Short task: Which lines fall between the line holding "Clone this diagram in TikZ." and the line holding "(8,45) -- (610,45);", inclusive? Retype them exactly, without the pictures, and add nothing else.

Task material:

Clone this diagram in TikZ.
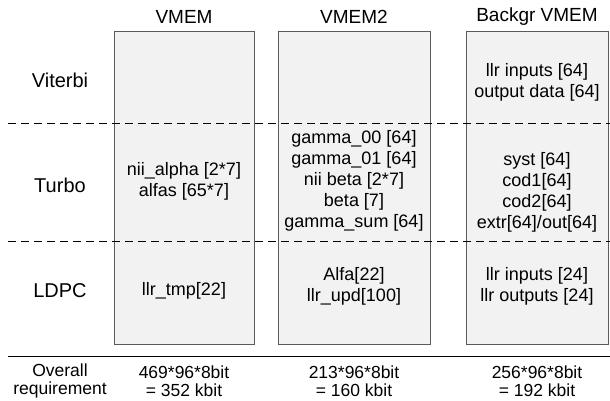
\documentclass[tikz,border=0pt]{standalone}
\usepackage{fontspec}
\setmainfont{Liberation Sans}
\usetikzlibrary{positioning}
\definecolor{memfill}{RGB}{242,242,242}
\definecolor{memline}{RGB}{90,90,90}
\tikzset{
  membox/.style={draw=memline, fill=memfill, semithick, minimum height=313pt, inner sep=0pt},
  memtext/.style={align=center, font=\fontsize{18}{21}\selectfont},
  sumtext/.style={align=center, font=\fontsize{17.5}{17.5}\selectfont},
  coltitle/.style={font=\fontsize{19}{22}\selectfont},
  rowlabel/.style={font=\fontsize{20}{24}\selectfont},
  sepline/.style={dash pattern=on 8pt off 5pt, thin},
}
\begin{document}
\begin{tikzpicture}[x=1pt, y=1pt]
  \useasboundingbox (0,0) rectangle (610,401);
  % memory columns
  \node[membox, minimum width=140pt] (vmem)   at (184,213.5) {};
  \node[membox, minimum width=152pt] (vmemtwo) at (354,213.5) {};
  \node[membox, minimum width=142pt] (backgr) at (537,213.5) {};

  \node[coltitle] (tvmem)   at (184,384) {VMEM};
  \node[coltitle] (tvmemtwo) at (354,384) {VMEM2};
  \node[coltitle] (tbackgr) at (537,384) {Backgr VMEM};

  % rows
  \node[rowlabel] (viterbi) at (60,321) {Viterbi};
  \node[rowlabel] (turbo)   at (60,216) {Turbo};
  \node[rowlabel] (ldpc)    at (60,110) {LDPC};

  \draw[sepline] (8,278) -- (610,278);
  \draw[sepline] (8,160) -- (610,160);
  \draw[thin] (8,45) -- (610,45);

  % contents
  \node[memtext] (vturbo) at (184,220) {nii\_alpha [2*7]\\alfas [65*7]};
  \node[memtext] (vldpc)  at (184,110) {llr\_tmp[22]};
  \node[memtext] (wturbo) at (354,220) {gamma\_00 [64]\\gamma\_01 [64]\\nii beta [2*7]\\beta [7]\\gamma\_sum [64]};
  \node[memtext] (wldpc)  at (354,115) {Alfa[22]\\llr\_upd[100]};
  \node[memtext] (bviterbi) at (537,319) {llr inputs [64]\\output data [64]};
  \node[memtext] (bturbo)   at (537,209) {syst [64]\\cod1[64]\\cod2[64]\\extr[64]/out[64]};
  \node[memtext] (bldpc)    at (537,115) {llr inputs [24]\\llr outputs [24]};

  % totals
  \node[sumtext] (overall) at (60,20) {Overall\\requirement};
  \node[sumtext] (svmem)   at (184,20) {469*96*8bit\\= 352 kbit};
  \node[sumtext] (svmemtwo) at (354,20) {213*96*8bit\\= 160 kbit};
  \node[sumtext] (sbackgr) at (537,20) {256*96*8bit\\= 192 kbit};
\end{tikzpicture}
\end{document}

...

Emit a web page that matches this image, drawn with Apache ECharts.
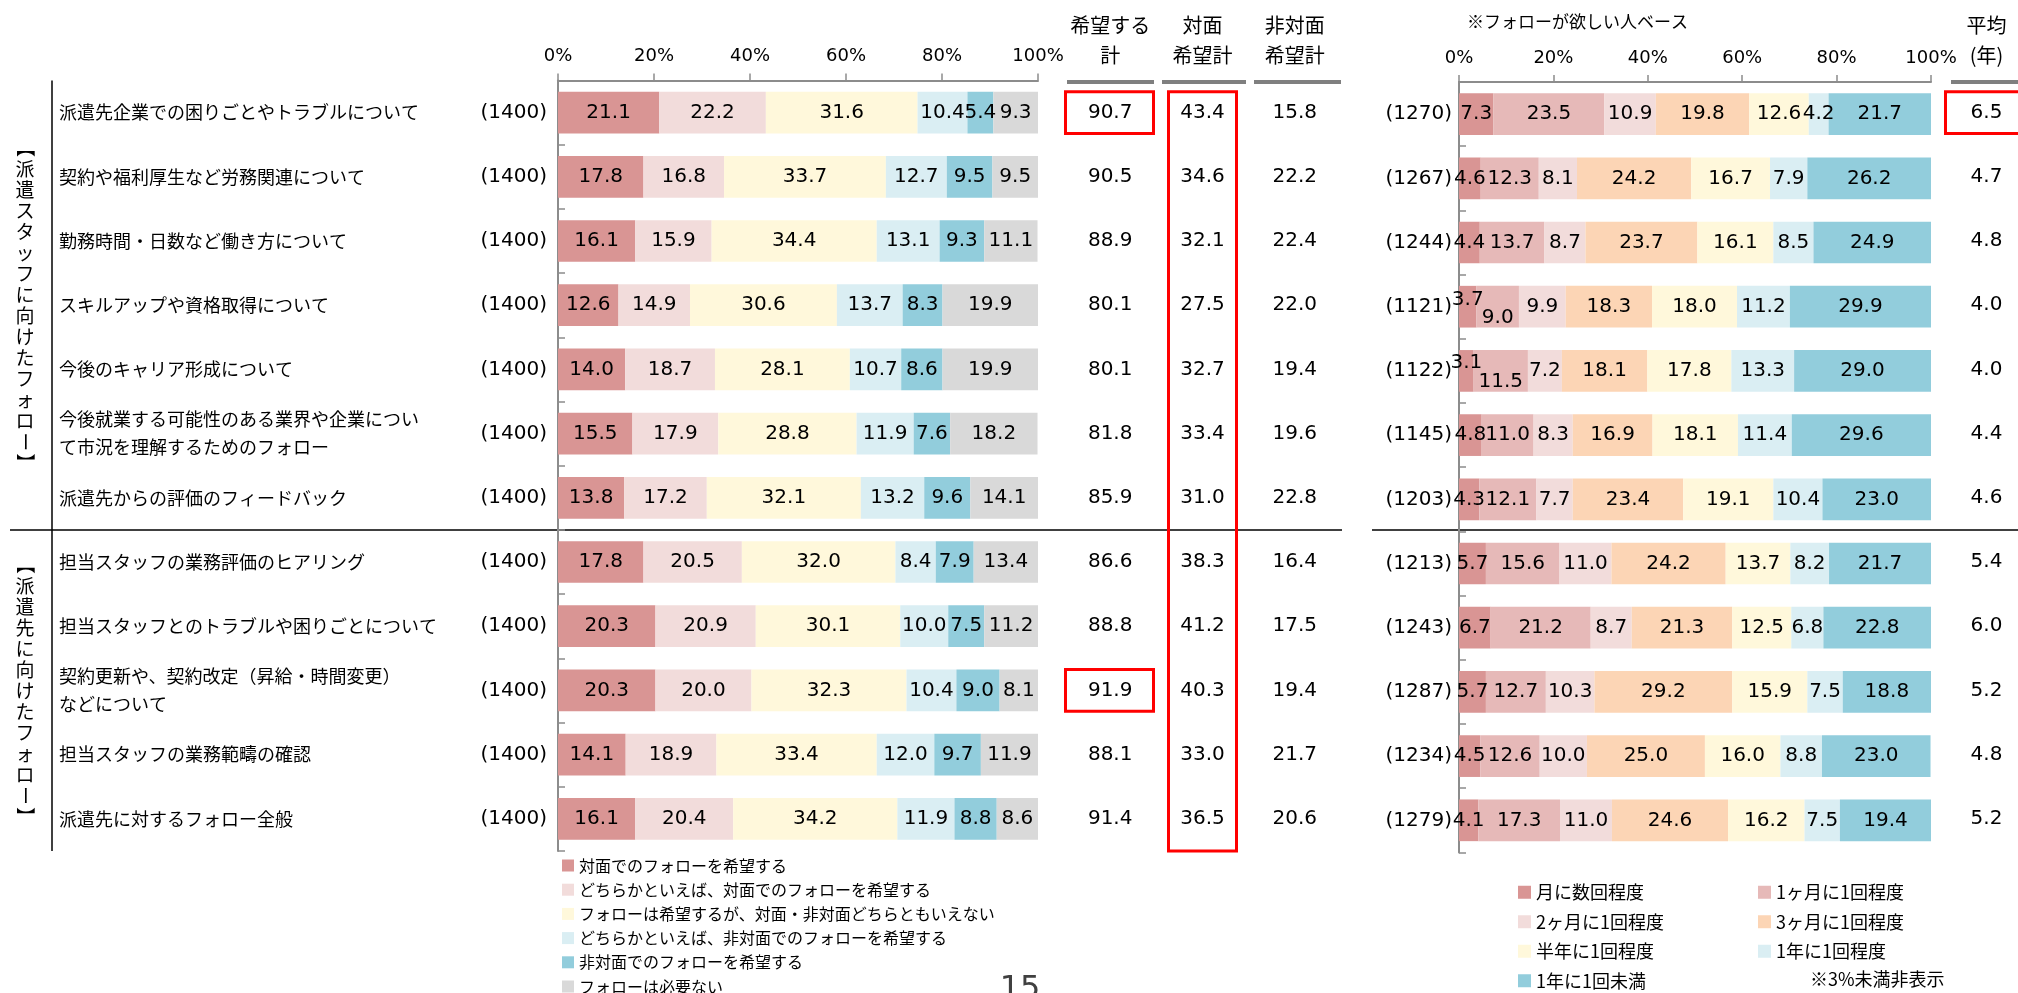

==

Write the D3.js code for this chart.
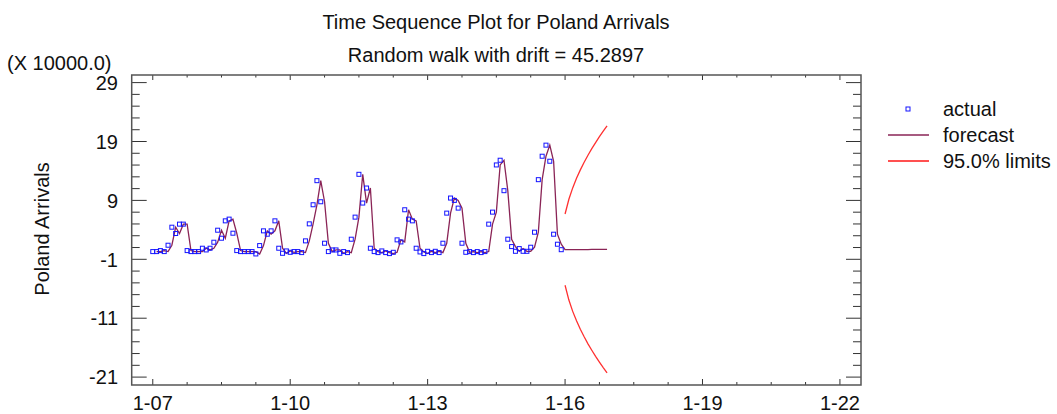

Written reply:
Clone this diagram in TikZ.
\documentclass[tikz,border=0pt]{standalone}
\usepackage{fontspec}
\setmainfont{Liberation Sans}
\usetikzlibrary{positioning}
\definecolor{memfill}{RGB}{242,242,242}
\definecolor{memline}{RGB}{90,90,90}
\tikzset{
  membox/.style={draw=memline, fill=memfill, semithick, minimum height=313pt, inner sep=0pt},
  memtext/.style={align=center, font=\fontsize{18}{21}\selectfont},
  sumtext/.style={align=center, font=\fontsize{17.5}{17.5}\selectfont},
  coltitle/.style={font=\fontsize{19}{22}\selectfont},
  rowlabel/.style={font=\fontsize{20}{24}\selectfont},
  sepline/.style={dash pattern=on 8pt off 5pt, thin},
}
\begin{document}
\begin{tikzpicture}[x=1pt, y=1pt]
  \useasboundingbox (0,0) rectangle (610,401);
  % memory columns
  \node[membox, minimum width=140pt] (vmem)   at (184,213.5) {};
  \node[membox, minimum width=152pt] (vmemtwo) at (354,213.5) {};
  \node[membox, minimum width=142pt] (backgr) at (537,213.5) {};

  \node[coltitle] (tvmem)   at (184,384) {VMEM};
  \node[coltitle] (tvmemtwo) at (354,384) {VMEM2};
  \node[coltitle] (tbackgr) at (537,384) {Backgr VMEM};

  % rows
  \node[rowlabel] (viterbi) at (60,321) {Viterbi};
  \node[rowlabel] (turbo)   at (60,216) {Turbo};
  \node[rowlabel] (ldpc)    at (60,110) {LDPC};

  \draw[sepline] (8,278) -- (610,278);
  \draw[sepline] (8,160) -- (610,160);
  \draw[thin] (8,45) -- (610,45);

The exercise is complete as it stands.